Chorus has responded to Spark's recent 'Upgrade New Zealand' fibre announcements, saying customers should get more informed about their broadband choices.

The company says there are many more good choices for customers than just two options with one provider.

“Of course we encourage as many customers as possible to get onto fibre wherever it is available, as it is unquestionably the superior service,” says Tim Harris, Chief Commercial Officer of Chorus.

“The more challenging question for customers is what type of connection to choose if they are not yet ready to move to fibre.

Harris explains that Chorus strongly encourages its customers to check out independent websites such as glimp.co.nz or broadbandcompare.co.nz to review the full range of products and pricing available to them, rather than relying on their service provider to tell them what's best.

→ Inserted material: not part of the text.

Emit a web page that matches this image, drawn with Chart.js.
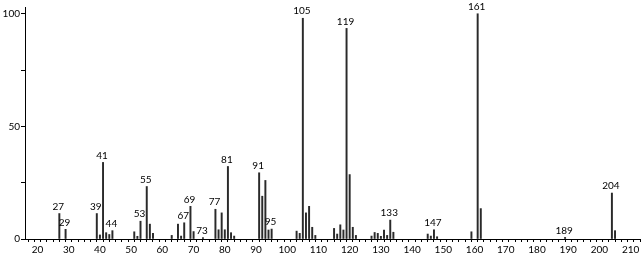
<!DOCTYPE html>
<html>
<head>
<meta charset="utf-8">
<script src="https://cdn.jsdelivr.net/npm/chart.js@4.4.1/dist/chart.umd.min.js"></script>
<style>
  html, body { margin: 0; padding: 0; background: #fff; }
  #wrap { width: 644px; height: 256px; }
</style>
</head>
<body>
<div id="wrap"><canvas id="chart1"></canvas></div>
<script>
// mass spectrum: m/z and relative intensity
const mz = [27, 29, 39, 40, 41, 42, 43, 44, 51, 52, 53, 55, 56, 57,
    63, 65, 66, 67, 69, 70, 73, 77, 78, 79, 80, 81, 82, 83,
    91, 92, 93, 94, 95, 103, 104, 105, 106, 107, 108, 109,
    115, 116, 117, 118, 119, 120, 121, 122, 127, 128, 129, 130, 131, 132, 133, 134,
    145, 146, 147, 148, 159, 161, 162, 189, 204, 205];
const intensity = [11.3, 4.3, 11.3, 1.8, 34, 2.8, 2, 3.7, 3.2, 1.2, 7.9, 23.3, 6.6, 2.5,
    1.6, 6.6, 1.3, 7.2, 14.5, 3.3, 0.6, 13.2, 4.1, 11.6, 4.1, 32.2, 2.8, 1.3,
    29.4, 19, 26, 4, 4.4, 3.5, 2.5, 98, 11.6, 14.5, 5.2, 1.6,
    4.7, 2.2, 6.3, 4, 93.5, 28.6, 5.2, 1.6, 1.3, 2.9, 2.5, 1.2, 4, 1.6, 8.4, 3,
    2.2, 1.3, 4.1, 1, 3.2, 100, 13.5, 0.7, 20.4, 3.7];
const labelledPeaks = [27, 29, 39, 41, 44, 53, 55, 67, 69, 73, 77, 81, 91, 95,
    105, 119, 133, 147, 161, 189, 204];
const yTickLabels = [0, 50, 100];

const fontFamily = 'Lato, "DejaVu Sans", sans-serif';

const peakLabels = {
    id: 'peakLabels',
    afterDatasetsDraw(chart) {
        const ctx = chart.ctx;
        const meta = chart.getDatasetMeta(0);
        ctx.save();
        ctx.font = '10px ' + fontFamily;
        ctx.fillStyle = '#000';
        ctx.textAlign = 'center';
        ctx.textBaseline = 'bottom';
        labelledPeaks.forEach(function (m) {
            const i = mz.indexOf(m);
            if (i < 0) return;
            const el = meta.data[i];
            ctx.fillText(String(m), el.x - 1, el.y - 2);
        });
        ctx.restore();
    }
};

const ctx = document.getElementById('chart1');

new Chart(ctx, {
    type: 'bar',
    data: {
        datasets: [{
            data: mz.map(function (m, i) { return { x: m, y: intensity[i] }; }),
            backgroundColor: '#2a2a2a',
            barThickness: 1.3,
            borderWidth: 0
        }]
    },
    options: {
        responsive: true,
        maintainAspectRatio: false,
        animation: false,
        layout: { padding: { top: 6, right: 4, left: 0, bottom: 0 } },
        plugins: {
            legend: { display: false },
            tooltip: { enabled: false }
        },
        scales: {
            x: {
                type: 'linear',
                min: 16,
                max: 213,
                offset: false,
                grid: { drawOnChartArea: false, drawTicks: true, tickLength: 3, color: '#000' },
                border: { color: '#000', width: 1 },
                ticks: {
                    stepSize: 2,
                    autoSkip: false,
                    maxRotation: 0,
                    includeBounds: false,
                    padding: 2,
                    color: '#000',
                    font: { family: fontFamily, size: 10 },
                    callback: function (v) { return v % 10 === 0 ? String(v) : ''; }
                },
                afterFit: function (scale) { scale.height = 17; }
            },
            y: {
                min: 0,
                max: 103,
                grid: { drawOnChartArea: false, drawTicks: true, tickLength: 4, color: '#000' },
                border: { color: '#000', width: 1 },
                ticks: {
                    stepSize: 25,
                    includeBounds: false,
                    padding: 1,
                    color: '#000',
                    font: { family: fontFamily, size: 10 },
                    callback: function (v) { return yTickLabels.indexOf(v) >= 0 ? String(v) : ''; }
                },
                afterFit: function (scale) { scale.width = 25; }
            }
        }
    },
    plugins: [peakLabels]
});
</script>
</body>
</html>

“We've been saying for some time that many in New Zealand could upgrade their broadband for little or no extra cost and our own website, chorus.co.nz, can help identify if this is case,” he says.

Harris also mentions that Spark's recent statement contains several errors that Chorus wishes to correct.

Spark's CEO Jason Paris announced the programme called ‘Upgrade New Zealand', encouraging all customers to move on from Chorus' copper broadband as it is ‘a legacy technology; they are getting older and are increasingly prone to faults'.

In response, Harris says that Spark is actually selling its customers short.

“Wireless broadband cannot match copper-based VDSL broadband for consistency of performance, reliability at peak times and the ability to have broadband without data caps,” he explains.

“More than 50% of broadband connections are now unlimited, as customers come to expect to be able to use broadband without limits, and data use is growing rapidly. The uptake of unlimited plans has grown by 33% in just the last year and no fixed wireless provider is offering uncapped data plans.

Chorus also strongly refutes Spark's claim of its copper network having high level faults.

“We openly acknowledge that for a small proportion of older ADSL broadband customers that wireless broadband is likely to provide a better service, and we will openly tell customers that,” says Harris.

“However, it is confusing for customers to be given misleading information by service providers with their own agenda, which is why we strongly encourage customers to undertake independent research to get the very best broadband available to them," he explains.

"This is not necessarily the product their service provider always wants to sell them.